A single run of lines is to be printed exactly: starting at the line with "Convert this chart to Apache ECharts code." and ending at the line with "const insetYTicks = [0, 10, 20];", both included. Leave the pictures out.

[Code that draws figures]

— begin —

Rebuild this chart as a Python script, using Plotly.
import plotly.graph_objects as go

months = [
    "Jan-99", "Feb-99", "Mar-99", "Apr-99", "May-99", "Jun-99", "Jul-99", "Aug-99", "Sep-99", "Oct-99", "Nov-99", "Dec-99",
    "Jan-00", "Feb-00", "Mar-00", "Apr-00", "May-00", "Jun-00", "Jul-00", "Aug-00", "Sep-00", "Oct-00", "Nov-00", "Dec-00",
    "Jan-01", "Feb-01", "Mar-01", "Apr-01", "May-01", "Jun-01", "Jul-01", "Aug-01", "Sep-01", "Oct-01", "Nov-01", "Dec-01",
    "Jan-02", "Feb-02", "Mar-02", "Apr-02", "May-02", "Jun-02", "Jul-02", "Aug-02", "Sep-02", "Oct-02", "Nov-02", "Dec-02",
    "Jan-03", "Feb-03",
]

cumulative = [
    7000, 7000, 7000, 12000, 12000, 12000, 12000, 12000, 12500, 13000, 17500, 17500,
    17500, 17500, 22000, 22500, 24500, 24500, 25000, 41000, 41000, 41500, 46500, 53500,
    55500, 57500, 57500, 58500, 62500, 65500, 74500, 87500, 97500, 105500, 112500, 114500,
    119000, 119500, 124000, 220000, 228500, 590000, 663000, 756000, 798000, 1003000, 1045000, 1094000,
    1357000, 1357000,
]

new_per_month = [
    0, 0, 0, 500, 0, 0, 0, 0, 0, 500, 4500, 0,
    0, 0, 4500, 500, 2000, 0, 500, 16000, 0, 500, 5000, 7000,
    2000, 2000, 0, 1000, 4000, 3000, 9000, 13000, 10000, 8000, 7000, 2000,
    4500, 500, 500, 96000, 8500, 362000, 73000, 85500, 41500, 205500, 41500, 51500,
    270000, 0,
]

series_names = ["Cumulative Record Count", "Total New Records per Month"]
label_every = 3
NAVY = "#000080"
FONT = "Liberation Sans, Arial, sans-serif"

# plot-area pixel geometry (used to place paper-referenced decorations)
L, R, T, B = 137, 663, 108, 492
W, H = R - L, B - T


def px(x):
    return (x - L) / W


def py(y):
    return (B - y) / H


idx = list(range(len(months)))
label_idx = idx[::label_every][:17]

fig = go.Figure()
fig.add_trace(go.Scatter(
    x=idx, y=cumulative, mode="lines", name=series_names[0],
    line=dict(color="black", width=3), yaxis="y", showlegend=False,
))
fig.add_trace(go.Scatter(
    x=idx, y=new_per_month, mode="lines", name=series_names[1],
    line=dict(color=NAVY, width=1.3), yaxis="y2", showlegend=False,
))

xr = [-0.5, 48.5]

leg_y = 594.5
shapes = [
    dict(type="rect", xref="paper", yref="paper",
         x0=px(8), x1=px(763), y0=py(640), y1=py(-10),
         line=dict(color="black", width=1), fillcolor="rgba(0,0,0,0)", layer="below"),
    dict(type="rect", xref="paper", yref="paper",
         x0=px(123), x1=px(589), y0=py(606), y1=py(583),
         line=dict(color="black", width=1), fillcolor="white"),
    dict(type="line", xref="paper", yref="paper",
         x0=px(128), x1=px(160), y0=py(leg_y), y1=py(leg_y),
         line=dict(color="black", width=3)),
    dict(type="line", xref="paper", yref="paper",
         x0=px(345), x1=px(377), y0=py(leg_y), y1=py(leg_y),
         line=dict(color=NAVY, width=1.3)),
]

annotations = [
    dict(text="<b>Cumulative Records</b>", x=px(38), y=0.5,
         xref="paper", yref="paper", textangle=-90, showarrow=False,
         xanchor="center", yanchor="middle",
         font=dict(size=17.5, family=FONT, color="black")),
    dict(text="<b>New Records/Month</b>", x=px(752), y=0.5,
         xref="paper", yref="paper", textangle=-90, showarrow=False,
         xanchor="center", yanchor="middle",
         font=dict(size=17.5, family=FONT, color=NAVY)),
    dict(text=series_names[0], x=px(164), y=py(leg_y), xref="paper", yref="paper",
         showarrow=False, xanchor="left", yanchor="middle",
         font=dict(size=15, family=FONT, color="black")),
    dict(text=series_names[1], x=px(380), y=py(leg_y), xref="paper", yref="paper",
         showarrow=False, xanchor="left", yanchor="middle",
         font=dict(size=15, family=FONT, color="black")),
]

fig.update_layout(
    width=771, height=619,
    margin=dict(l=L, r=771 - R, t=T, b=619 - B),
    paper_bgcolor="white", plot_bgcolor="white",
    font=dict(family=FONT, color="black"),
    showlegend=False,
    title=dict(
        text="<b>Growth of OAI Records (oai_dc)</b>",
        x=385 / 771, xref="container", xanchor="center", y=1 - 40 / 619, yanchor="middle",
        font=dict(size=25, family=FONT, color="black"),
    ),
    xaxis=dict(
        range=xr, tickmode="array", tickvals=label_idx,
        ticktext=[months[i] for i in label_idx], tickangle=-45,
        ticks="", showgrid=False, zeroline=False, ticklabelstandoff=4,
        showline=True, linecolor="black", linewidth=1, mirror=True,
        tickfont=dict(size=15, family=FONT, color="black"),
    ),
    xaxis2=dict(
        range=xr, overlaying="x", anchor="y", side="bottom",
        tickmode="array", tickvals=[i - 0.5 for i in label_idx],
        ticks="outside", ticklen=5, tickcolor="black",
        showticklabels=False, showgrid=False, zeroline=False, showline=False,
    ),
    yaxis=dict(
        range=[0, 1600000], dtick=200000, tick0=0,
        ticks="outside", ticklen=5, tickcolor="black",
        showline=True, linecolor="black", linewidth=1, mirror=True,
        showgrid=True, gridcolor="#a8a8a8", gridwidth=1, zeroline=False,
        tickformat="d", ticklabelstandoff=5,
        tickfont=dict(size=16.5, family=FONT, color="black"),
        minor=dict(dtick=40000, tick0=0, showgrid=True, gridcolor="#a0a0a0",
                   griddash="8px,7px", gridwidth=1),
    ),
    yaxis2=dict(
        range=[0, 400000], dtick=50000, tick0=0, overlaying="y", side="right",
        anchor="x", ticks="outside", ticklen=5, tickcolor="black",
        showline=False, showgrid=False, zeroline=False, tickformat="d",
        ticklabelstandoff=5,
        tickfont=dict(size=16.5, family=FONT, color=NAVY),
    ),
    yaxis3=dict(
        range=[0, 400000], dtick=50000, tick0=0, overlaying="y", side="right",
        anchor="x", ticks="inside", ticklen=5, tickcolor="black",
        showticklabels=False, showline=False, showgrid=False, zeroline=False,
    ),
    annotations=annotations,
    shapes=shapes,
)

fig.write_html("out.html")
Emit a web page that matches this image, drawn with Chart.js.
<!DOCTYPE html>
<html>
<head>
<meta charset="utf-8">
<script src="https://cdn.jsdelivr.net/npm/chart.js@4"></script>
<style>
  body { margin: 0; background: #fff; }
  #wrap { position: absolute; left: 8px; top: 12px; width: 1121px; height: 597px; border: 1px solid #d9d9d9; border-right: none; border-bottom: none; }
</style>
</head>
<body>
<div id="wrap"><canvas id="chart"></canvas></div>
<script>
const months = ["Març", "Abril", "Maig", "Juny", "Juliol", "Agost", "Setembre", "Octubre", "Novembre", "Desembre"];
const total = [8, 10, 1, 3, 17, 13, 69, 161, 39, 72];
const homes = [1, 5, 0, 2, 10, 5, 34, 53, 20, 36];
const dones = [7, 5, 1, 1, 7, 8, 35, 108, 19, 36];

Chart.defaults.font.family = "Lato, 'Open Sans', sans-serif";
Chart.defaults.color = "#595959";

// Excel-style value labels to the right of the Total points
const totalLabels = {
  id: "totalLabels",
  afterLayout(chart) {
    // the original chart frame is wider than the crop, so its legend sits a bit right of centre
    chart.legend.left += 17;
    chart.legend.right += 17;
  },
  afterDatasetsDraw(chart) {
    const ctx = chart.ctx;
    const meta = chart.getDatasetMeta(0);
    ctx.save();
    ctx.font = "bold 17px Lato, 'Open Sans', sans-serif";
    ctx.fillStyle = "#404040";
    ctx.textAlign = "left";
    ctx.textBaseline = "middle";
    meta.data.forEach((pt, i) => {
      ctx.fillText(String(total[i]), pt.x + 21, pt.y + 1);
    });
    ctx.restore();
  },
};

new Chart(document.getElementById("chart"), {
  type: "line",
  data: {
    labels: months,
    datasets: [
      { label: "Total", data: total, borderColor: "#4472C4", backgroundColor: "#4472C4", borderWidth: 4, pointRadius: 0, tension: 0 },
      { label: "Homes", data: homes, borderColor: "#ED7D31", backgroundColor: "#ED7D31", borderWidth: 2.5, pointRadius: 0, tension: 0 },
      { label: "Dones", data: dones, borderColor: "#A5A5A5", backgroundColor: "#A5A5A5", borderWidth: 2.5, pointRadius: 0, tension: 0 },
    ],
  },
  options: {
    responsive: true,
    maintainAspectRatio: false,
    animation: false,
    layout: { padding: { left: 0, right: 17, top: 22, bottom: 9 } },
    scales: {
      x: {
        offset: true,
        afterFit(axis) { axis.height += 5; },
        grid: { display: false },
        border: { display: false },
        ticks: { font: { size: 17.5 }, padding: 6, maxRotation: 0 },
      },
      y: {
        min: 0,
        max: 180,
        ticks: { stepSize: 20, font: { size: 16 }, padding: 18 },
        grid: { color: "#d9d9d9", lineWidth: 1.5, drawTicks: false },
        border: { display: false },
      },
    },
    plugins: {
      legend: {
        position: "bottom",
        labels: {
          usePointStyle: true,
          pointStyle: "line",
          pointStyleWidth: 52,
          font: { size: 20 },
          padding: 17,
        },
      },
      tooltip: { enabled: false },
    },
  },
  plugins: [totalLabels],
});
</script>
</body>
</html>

— end —
— begin —

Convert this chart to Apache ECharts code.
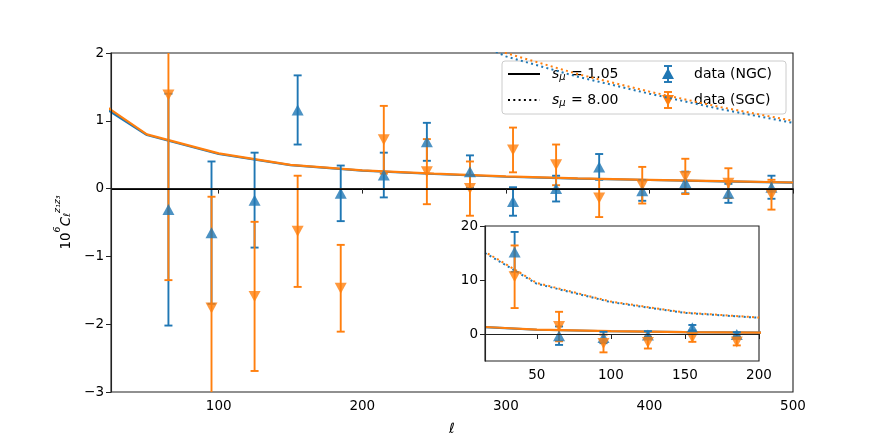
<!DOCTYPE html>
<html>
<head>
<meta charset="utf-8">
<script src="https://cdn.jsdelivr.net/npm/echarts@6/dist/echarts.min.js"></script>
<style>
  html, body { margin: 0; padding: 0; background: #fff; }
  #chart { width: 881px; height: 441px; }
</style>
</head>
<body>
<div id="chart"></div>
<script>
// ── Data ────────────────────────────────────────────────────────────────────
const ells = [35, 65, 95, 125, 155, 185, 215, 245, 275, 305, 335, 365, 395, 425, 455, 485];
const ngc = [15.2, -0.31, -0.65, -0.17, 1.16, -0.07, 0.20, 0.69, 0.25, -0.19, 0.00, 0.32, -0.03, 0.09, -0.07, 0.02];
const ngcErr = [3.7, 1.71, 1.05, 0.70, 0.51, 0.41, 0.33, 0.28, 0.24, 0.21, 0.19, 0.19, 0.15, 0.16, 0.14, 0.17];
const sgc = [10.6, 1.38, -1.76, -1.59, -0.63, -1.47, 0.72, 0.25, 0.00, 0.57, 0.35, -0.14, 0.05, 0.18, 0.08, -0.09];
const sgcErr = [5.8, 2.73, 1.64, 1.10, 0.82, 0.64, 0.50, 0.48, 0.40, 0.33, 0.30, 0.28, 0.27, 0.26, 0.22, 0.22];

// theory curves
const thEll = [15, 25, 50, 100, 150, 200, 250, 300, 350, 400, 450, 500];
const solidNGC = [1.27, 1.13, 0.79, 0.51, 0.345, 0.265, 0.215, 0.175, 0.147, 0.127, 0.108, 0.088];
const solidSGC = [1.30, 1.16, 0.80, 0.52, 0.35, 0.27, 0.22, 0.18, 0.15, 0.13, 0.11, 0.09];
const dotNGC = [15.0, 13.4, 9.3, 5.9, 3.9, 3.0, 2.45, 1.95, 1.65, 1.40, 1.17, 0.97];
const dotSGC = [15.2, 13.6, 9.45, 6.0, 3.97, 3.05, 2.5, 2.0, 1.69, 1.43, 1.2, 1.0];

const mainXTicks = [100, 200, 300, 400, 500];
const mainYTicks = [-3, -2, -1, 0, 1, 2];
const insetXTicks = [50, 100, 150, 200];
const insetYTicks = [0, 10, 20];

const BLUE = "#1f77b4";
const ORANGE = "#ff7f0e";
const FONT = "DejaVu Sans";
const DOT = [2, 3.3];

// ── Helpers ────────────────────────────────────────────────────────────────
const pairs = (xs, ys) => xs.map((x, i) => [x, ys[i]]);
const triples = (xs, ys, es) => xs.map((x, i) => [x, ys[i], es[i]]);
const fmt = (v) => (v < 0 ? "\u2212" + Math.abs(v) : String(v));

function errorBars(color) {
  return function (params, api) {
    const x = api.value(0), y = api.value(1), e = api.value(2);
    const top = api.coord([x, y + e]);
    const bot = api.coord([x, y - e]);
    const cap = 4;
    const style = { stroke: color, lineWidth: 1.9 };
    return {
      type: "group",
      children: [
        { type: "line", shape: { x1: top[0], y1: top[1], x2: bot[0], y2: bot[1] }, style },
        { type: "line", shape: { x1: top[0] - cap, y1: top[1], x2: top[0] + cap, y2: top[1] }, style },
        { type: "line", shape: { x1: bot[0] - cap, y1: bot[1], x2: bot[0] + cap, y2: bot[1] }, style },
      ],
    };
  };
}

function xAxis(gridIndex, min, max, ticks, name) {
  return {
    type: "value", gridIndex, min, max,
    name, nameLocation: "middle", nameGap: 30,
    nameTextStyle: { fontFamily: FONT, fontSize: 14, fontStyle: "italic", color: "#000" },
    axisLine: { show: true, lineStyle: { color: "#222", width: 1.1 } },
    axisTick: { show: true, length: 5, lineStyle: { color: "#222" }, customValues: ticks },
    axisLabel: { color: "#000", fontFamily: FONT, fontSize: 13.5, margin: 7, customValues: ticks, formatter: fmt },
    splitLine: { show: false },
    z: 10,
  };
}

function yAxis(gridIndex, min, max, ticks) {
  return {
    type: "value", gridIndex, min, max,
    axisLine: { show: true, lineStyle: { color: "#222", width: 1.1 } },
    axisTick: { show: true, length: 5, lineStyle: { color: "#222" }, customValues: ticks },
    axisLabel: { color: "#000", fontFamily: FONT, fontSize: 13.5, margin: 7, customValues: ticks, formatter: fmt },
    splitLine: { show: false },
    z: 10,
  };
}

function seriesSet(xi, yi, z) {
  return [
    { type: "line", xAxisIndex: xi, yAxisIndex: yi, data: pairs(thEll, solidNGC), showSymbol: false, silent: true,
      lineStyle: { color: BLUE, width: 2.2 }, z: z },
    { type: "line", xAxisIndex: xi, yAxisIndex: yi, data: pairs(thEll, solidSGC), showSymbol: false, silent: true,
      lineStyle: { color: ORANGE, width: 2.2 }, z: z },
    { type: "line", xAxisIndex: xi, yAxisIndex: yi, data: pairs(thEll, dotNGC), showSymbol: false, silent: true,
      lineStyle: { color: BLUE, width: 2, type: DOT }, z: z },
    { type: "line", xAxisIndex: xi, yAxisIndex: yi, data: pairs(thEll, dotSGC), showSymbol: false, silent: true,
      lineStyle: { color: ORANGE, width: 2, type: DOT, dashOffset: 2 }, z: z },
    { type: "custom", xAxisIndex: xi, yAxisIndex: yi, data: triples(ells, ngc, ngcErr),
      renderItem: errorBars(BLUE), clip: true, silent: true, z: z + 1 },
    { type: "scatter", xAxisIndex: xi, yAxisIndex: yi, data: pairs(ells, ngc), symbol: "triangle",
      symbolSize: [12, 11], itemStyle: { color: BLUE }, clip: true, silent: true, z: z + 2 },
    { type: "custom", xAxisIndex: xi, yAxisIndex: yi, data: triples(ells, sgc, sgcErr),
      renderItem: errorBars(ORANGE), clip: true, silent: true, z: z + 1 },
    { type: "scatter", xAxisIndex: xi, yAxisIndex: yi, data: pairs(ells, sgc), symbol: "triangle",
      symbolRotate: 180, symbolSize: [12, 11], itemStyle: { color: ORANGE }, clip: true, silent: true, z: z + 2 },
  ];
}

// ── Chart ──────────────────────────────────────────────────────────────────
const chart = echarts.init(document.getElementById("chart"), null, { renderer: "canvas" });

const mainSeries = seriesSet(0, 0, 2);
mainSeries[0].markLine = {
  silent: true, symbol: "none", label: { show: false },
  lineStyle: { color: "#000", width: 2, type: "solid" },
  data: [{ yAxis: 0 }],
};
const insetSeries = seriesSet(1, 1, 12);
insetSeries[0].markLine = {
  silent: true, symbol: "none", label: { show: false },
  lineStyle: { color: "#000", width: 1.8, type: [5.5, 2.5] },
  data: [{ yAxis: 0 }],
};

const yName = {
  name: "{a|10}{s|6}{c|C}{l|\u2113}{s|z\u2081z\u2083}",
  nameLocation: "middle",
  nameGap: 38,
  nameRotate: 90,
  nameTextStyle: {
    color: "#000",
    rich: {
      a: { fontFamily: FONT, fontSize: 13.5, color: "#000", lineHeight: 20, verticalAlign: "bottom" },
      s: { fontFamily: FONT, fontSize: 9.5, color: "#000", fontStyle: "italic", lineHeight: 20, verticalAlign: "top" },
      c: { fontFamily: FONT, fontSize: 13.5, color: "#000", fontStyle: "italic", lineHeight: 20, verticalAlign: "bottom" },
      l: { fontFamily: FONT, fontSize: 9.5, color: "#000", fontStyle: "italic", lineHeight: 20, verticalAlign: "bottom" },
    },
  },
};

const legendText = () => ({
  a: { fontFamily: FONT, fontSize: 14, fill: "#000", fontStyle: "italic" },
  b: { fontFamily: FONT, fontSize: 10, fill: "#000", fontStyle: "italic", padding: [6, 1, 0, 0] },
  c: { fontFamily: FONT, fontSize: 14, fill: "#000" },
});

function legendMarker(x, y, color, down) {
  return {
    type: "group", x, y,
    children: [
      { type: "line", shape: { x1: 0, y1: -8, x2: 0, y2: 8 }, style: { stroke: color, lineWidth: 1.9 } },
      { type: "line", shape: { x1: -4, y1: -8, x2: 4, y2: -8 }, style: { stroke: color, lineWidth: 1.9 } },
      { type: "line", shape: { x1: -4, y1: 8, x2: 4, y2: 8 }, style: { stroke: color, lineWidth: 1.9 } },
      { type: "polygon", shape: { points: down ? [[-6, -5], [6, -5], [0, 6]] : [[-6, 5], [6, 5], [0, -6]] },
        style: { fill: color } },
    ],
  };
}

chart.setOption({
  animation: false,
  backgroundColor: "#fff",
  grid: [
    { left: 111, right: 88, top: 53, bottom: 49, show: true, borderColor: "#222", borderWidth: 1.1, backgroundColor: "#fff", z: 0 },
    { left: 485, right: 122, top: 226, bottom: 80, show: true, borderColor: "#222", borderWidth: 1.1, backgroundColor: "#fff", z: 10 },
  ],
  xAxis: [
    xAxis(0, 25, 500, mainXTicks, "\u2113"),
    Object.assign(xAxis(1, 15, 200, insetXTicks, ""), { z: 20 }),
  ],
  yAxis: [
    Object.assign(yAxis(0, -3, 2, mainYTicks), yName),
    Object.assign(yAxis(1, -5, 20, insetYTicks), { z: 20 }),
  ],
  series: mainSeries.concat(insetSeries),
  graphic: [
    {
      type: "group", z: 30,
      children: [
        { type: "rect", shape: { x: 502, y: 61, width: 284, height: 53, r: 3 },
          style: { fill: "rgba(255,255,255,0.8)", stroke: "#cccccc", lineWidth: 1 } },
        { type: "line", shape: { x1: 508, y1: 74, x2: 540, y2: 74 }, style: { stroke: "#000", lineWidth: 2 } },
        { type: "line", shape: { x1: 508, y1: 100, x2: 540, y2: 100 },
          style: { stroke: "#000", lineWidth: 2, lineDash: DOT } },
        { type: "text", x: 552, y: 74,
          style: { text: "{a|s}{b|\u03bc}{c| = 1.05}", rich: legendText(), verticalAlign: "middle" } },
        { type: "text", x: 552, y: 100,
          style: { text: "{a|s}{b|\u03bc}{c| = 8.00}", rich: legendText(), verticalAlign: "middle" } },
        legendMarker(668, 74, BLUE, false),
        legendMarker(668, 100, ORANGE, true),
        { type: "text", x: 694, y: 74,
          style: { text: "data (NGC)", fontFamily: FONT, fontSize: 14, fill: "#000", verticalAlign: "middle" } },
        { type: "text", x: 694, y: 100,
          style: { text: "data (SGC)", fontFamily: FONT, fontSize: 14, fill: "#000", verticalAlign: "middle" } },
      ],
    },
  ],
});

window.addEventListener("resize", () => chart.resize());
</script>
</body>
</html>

— end —
— begin —

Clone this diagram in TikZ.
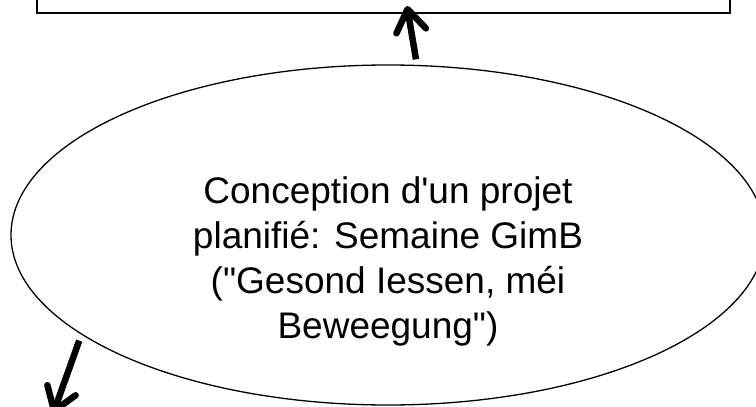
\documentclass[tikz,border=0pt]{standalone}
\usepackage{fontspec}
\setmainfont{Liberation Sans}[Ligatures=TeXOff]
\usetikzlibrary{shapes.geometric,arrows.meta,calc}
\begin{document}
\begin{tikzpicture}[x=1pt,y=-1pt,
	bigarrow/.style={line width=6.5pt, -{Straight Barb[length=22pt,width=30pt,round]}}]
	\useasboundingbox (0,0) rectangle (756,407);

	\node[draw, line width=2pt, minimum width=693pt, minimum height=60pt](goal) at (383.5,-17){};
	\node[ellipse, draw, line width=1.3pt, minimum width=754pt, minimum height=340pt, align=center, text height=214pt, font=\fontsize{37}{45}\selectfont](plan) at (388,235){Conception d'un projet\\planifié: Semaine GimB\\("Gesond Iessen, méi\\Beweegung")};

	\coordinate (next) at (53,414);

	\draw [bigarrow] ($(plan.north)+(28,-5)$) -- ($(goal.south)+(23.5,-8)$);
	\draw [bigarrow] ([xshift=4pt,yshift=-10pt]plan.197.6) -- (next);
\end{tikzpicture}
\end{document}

— end —

# Solved exercise
Convert this chart to Apache ECharts code.
<!DOCTYPE html>
<html>
<head>
<meta charset="utf-8">
<script src="https://cdn.jsdelivr.net/npm/echarts@6/dist/echarts.min.js"></script>
<style>
  html, body { margin: 0; padding: 0; background: #fff; }
  #chart { width: 881px; height: 441px; }
</style>
</head>
<body>
<div id="chart"></div>
<script>
// ── Data ────────────────────────────────────────────────────────────────────
const ells = [35, 65, 95, 125, 155, 185, 215, 245, 275, 305, 335, 365, 395, 425, 455, 485];
const ngc = [15.2, -0.31, -0.65, -0.17, 1.16, -0.07, 0.20, 0.69, 0.25, -0.19, 0.00, 0.32, -0.03, 0.09, -0.07, 0.02];
const ngcErr = [3.7, 1.71, 1.05, 0.70, 0.51, 0.41, 0.33, 0.28, 0.24, 0.21, 0.19, 0.19, 0.15, 0.16, 0.14, 0.17];
const sgc = [10.6, 1.38, -1.76, -1.59, -0.63, -1.47, 0.72, 0.25, 0.00, 0.57, 0.35, -0.14, 0.05, 0.18, 0.08, -0.09];
const sgcErr = [5.8, 2.73, 1.64, 1.10, 0.82, 0.64, 0.50, 0.48, 0.40, 0.33, 0.30, 0.28, 0.27, 0.26, 0.22, 0.22];

// theory curves
const thEll = [15, 25, 50, 100, 150, 200, 250, 300, 350, 400, 450, 500];
const solidNGC = [1.27, 1.13, 0.79, 0.51, 0.345, 0.265, 0.215, 0.175, 0.147, 0.127, 0.108, 0.088];
const solidSGC = [1.30, 1.16, 0.80, 0.52, 0.35, 0.27, 0.22, 0.18, 0.15, 0.13, 0.11, 0.09];
const dotNGC = [15.0, 13.4, 9.3, 5.9, 3.9, 3.0, 2.45, 1.95, 1.65, 1.40, 1.17, 0.97];
const dotSGC = [15.2, 13.6, 9.45, 6.0, 3.97, 3.05, 2.5, 2.0, 1.69, 1.43, 1.2, 1.0];

const mainXTicks = [100, 200, 300, 400, 500];
const mainYTicks = [-3, -2, -1, 0, 1, 2];
const insetXTicks = [50, 100, 150, 200];
const insetYTicks = [0, 10, 20];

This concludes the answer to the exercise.